WHAT YOU WILL DO: Extract the records below word for word and ignore the images.

======== DATA SHOWN ========

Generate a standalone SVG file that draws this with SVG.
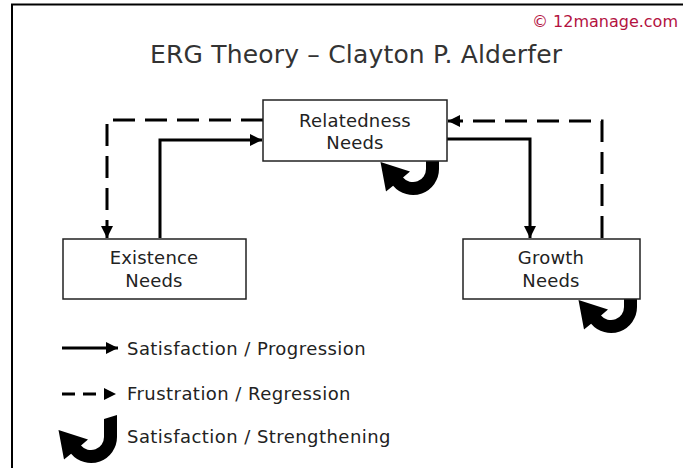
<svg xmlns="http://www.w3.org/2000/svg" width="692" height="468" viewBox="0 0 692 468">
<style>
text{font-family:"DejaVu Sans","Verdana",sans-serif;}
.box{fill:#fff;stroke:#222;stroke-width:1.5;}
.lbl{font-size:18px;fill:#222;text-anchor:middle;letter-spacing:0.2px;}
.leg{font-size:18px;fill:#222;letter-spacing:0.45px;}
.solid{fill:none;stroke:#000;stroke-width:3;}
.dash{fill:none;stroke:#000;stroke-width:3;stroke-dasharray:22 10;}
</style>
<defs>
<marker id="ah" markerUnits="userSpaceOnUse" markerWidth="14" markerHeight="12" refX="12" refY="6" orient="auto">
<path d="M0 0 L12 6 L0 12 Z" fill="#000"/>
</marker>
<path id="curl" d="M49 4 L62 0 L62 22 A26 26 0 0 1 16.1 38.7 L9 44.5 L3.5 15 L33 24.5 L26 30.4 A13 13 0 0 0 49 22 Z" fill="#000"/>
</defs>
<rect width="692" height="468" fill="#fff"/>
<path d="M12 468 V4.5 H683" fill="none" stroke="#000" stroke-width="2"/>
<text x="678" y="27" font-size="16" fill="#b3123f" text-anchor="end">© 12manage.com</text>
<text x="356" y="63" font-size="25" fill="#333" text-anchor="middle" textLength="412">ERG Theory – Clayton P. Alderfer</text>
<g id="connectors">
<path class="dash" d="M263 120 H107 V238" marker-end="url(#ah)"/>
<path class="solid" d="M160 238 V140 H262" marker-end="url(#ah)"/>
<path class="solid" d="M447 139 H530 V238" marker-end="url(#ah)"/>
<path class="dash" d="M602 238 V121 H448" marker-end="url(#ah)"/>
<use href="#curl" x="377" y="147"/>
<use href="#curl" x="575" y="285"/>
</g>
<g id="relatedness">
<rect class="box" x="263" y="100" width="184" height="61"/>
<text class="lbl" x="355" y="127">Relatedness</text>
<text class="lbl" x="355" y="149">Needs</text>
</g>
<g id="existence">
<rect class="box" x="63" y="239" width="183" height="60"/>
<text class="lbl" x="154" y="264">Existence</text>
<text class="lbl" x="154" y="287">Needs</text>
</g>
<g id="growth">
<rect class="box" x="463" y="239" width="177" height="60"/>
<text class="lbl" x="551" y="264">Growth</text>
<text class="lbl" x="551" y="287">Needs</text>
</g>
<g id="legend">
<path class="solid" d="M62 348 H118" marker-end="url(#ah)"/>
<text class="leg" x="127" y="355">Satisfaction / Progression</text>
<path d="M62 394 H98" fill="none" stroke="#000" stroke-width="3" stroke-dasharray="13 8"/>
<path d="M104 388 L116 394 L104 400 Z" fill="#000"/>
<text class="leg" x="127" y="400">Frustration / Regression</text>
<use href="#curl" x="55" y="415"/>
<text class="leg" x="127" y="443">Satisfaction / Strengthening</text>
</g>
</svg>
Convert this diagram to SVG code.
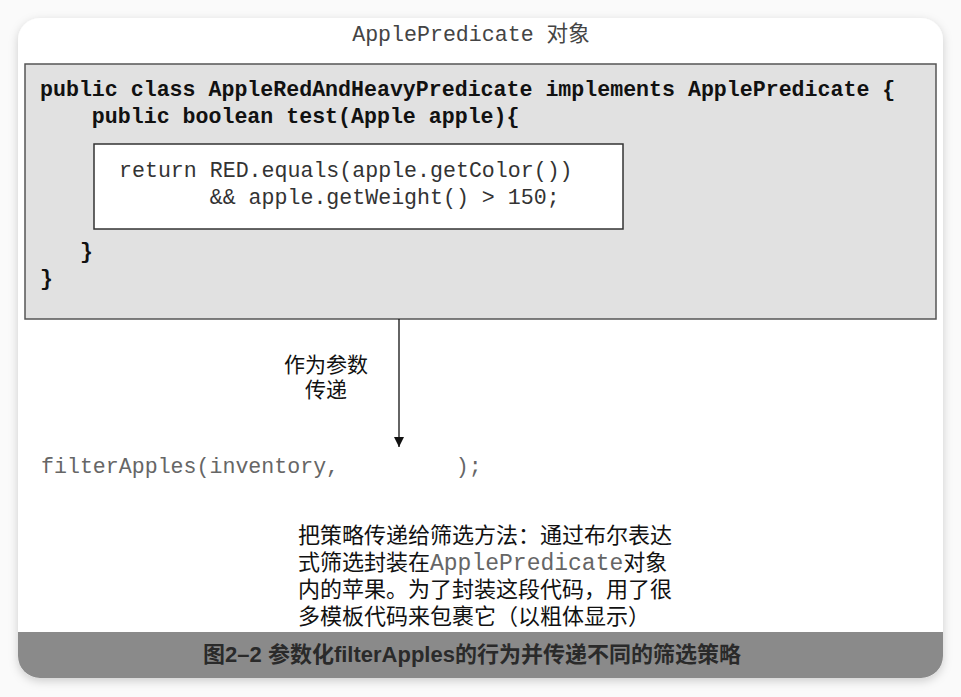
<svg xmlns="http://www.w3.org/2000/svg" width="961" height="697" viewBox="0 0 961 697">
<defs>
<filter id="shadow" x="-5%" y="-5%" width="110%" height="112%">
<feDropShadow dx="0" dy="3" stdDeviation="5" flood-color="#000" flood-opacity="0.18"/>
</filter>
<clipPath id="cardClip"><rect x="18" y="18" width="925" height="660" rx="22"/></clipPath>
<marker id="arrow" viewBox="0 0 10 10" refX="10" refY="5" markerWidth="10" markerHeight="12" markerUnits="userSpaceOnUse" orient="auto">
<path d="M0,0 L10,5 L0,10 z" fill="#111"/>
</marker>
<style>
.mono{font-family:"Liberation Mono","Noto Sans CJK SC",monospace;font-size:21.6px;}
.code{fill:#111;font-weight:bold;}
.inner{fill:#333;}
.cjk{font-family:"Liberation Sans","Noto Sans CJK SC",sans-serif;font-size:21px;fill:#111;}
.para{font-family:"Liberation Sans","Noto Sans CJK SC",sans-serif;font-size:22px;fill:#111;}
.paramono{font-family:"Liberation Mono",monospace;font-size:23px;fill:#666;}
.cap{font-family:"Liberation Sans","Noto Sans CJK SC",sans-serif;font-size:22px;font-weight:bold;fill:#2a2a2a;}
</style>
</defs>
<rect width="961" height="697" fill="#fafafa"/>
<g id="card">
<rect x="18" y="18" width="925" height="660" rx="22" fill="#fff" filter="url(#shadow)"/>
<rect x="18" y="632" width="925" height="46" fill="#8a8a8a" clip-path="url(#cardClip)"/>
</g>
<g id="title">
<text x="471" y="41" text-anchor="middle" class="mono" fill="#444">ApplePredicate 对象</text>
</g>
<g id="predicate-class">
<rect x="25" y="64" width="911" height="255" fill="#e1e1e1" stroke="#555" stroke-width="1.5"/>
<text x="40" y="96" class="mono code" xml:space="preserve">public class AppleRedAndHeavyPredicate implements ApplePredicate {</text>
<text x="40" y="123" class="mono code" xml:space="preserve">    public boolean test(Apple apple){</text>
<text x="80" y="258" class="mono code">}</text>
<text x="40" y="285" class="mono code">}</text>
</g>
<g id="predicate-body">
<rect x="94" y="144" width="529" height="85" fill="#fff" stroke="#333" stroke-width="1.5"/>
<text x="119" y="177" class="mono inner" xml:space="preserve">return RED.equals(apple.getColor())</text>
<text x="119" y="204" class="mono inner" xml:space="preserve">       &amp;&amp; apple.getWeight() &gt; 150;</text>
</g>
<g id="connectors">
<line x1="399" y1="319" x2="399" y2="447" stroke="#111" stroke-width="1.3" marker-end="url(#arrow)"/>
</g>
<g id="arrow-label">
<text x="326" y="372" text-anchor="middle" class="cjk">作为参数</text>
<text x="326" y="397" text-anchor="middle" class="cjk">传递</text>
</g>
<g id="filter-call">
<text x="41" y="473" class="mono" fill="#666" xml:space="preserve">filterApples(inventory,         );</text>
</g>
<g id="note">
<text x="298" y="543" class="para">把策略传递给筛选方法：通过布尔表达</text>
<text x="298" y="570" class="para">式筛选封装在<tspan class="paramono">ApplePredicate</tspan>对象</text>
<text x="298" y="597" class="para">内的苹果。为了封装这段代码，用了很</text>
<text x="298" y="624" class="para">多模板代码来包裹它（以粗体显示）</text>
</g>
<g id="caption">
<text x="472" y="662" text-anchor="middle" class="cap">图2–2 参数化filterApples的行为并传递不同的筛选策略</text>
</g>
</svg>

========

TASK RESPONSE:
Generate a standalone SVG file that draws this with SVG.
<svg xmlns="http://www.w3.org/2000/svg" width="692" height="468" viewBox="0 0 692 468">
<style>
text{font-family:"DejaVu Sans","Verdana",sans-serif;}
.box{fill:#fff;stroke:#222;stroke-width:1.5;}
.lbl{font-size:18px;fill:#222;text-anchor:middle;letter-spacing:0.2px;}
.leg{font-size:18px;fill:#222;letter-spacing:0.45px;}
.solid{fill:none;stroke:#000;stroke-width:3;}
.dash{fill:none;stroke:#000;stroke-width:3;stroke-dasharray:22 10;}
</style>
<defs>
<marker id="ah" markerUnits="userSpaceOnUse" markerWidth="14" markerHeight="12" refX="12" refY="6" orient="auto">
<path d="M0 0 L12 6 L0 12 Z" fill="#000"/>
</marker>
<path id="curl" d="M49 4 L62 0 L62 22 A26 26 0 0 1 16.1 38.7 L9 44.5 L3.5 15 L33 24.5 L26 30.4 A13 13 0 0 0 49 22 Z" fill="#000"/>
</defs>
<rect width="692" height="468" fill="#fff"/>
<path d="M12 468 V4.5 H683" fill="none" stroke="#000" stroke-width="2"/>
<text x="678" y="27" font-size="16" fill="#b3123f" text-anchor="end">© 12manage.com</text>
<text x="356" y="63" font-size="25" fill="#333" text-anchor="middle" textLength="412">ERG Theory – Clayton P. Alderfer</text>
<g id="connectors">
<path class="dash" d="M263 120 H107 V238" marker-end="url(#ah)"/>
<path class="solid" d="M160 238 V140 H262" marker-end="url(#ah)"/>
<path class="solid" d="M447 139 H530 V238" marker-end="url(#ah)"/>
<path class="dash" d="M602 238 V121 H448" marker-end="url(#ah)"/>
<use href="#curl" x="377" y="147"/>
<use href="#curl" x="575" y="285"/>
</g>
<g id="relatedness">
<rect class="box" x="263" y="100" width="184" height="61"/>
<text class="lbl" x="355" y="127">Relatedness</text>
<text class="lbl" x="355" y="149">Needs</text>
</g>
<g id="existence">
<rect class="box" x="63" y="239" width="183" height="60"/>
<text class="lbl" x="154" y="264">Existence</text>
<text class="lbl" x="154" y="287">Needs</text>
</g>
<g id="growth">
<rect class="box" x="463" y="239" width="177" height="60"/>
<text class="lbl" x="551" y="264">Growth</text>
<text class="lbl" x="551" y="287">Needs</text>
</g>
<g id="legend">
<path class="solid" d="M62 348 H118" marker-end="url(#ah)"/>
<text class="leg" x="127" y="355">Satisfaction / Progression</text>
<path d="M62 394 H98" fill="none" stroke="#000" stroke-width="3" stroke-dasharray="13 8"/>
<path d="M104 388 L116 394 L104 400 Z" fill="#000"/>
<text class="leg" x="127" y="400">Frustration / Regression</text>
<use href="#curl" x="55" y="415"/>
<text class="leg" x="127" y="443">Satisfaction / Strengthening</text>
</g>
</svg>
Convert this diagram to SVG code.
<svg xmlns="http://www.w3.org/2000/svg" width="961" height="697" viewBox="0 0 961 697">
<defs>
<filter id="shadow" x="-5%" y="-5%" width="110%" height="112%">
<feDropShadow dx="0" dy="3" stdDeviation="5" flood-color="#000" flood-opacity="0.18"/>
</filter>
<clipPath id="cardClip"><rect x="18" y="18" width="925" height="660" rx="22"/></clipPath>
<marker id="arrow" viewBox="0 0 10 10" refX="10" refY="5" markerWidth="10" markerHeight="12" markerUnits="userSpaceOnUse" orient="auto">
<path d="M0,0 L10,5 L0,10 z" fill="#111"/>
</marker>
<style>
.mono{font-family:"Liberation Mono","Noto Sans CJK SC",monospace;font-size:21.6px;}
.code{fill:#111;font-weight:bold;}
.inner{fill:#333;}
.cjk{font-family:"Liberation Sans","Noto Sans CJK SC",sans-serif;font-size:21px;fill:#111;}
.para{font-family:"Liberation Sans","Noto Sans CJK SC",sans-serif;font-size:22px;fill:#111;}
.paramono{font-family:"Liberation Mono",monospace;font-size:23px;fill:#666;}
.cap{font-family:"Liberation Sans","Noto Sans CJK SC",sans-serif;font-size:22px;font-weight:bold;fill:#2a2a2a;}
</style>
</defs>
<rect width="961" height="697" fill="#fafafa"/>
<g id="card">
<rect x="18" y="18" width="925" height="660" rx="22" fill="#fff" filter="url(#shadow)"/>
<rect x="18" y="632" width="925" height="46" fill="#8a8a8a" clip-path="url(#cardClip)"/>
</g>
<g id="title">
<text x="471" y="41" text-anchor="middle" class="mono" fill="#444">ApplePredicate 对象</text>
</g>
<g id="predicate-class">
<rect x="25" y="64" width="911" height="255" fill="#e1e1e1" stroke="#555" stroke-width="1.5"/>
<text x="40" y="96" class="mono code" xml:space="preserve">public class AppleRedAndHeavyPredicate implements ApplePredicate {</text>
<text x="40" y="123" class="mono code" xml:space="preserve">    public boolean test(Apple apple){</text>
<text x="80" y="258" class="mono code">}</text>
<text x="40" y="285" class="mono code">}</text>
</g>
<g id="predicate-body">
<rect x="94" y="144" width="529" height="85" fill="#fff" stroke="#333" stroke-width="1.5"/>
<text x="119" y="177" class="mono inner" xml:space="preserve">return RED.equals(apple.getColor())</text>
<text x="119" y="204" class="mono inner" xml:space="preserve">       &amp;&amp; apple.getWeight() &gt; 150;</text>
</g>
<g id="connectors">
<line x1="399" y1="319" x2="399" y2="447" stroke="#111" stroke-width="1.3" marker-end="url(#arrow)"/>
</g>
<g id="arrow-label">
<text x="326" y="372" text-anchor="middle" class="cjk">作为参数</text>
<text x="326" y="397" text-anchor="middle" class="cjk">传递</text>
</g>
<g id="filter-call">
<text x="41" y="473" class="mono" fill="#666" xml:space="preserve">filterApples(inventory,         );</text>
</g>
<g id="note">
<text x="298" y="543" class="para">把策略传递给筛选方法：通过布尔表达</text>
<text x="298" y="570" class="para">式筛选封装在<tspan class="paramono">ApplePredicate</tspan>对象</text>
<text x="298" y="597" class="para">内的苹果。为了封装这段代码，用了很</text>
<text x="298" y="624" class="para">多模板代码来包裹它（以粗体显示）</text>
</g>
<g id="caption">
<text x="472" y="662" text-anchor="middle" class="cap">图2–2 参数化filterApples的行为并传递不同的筛选策略</text>
</g>
</svg>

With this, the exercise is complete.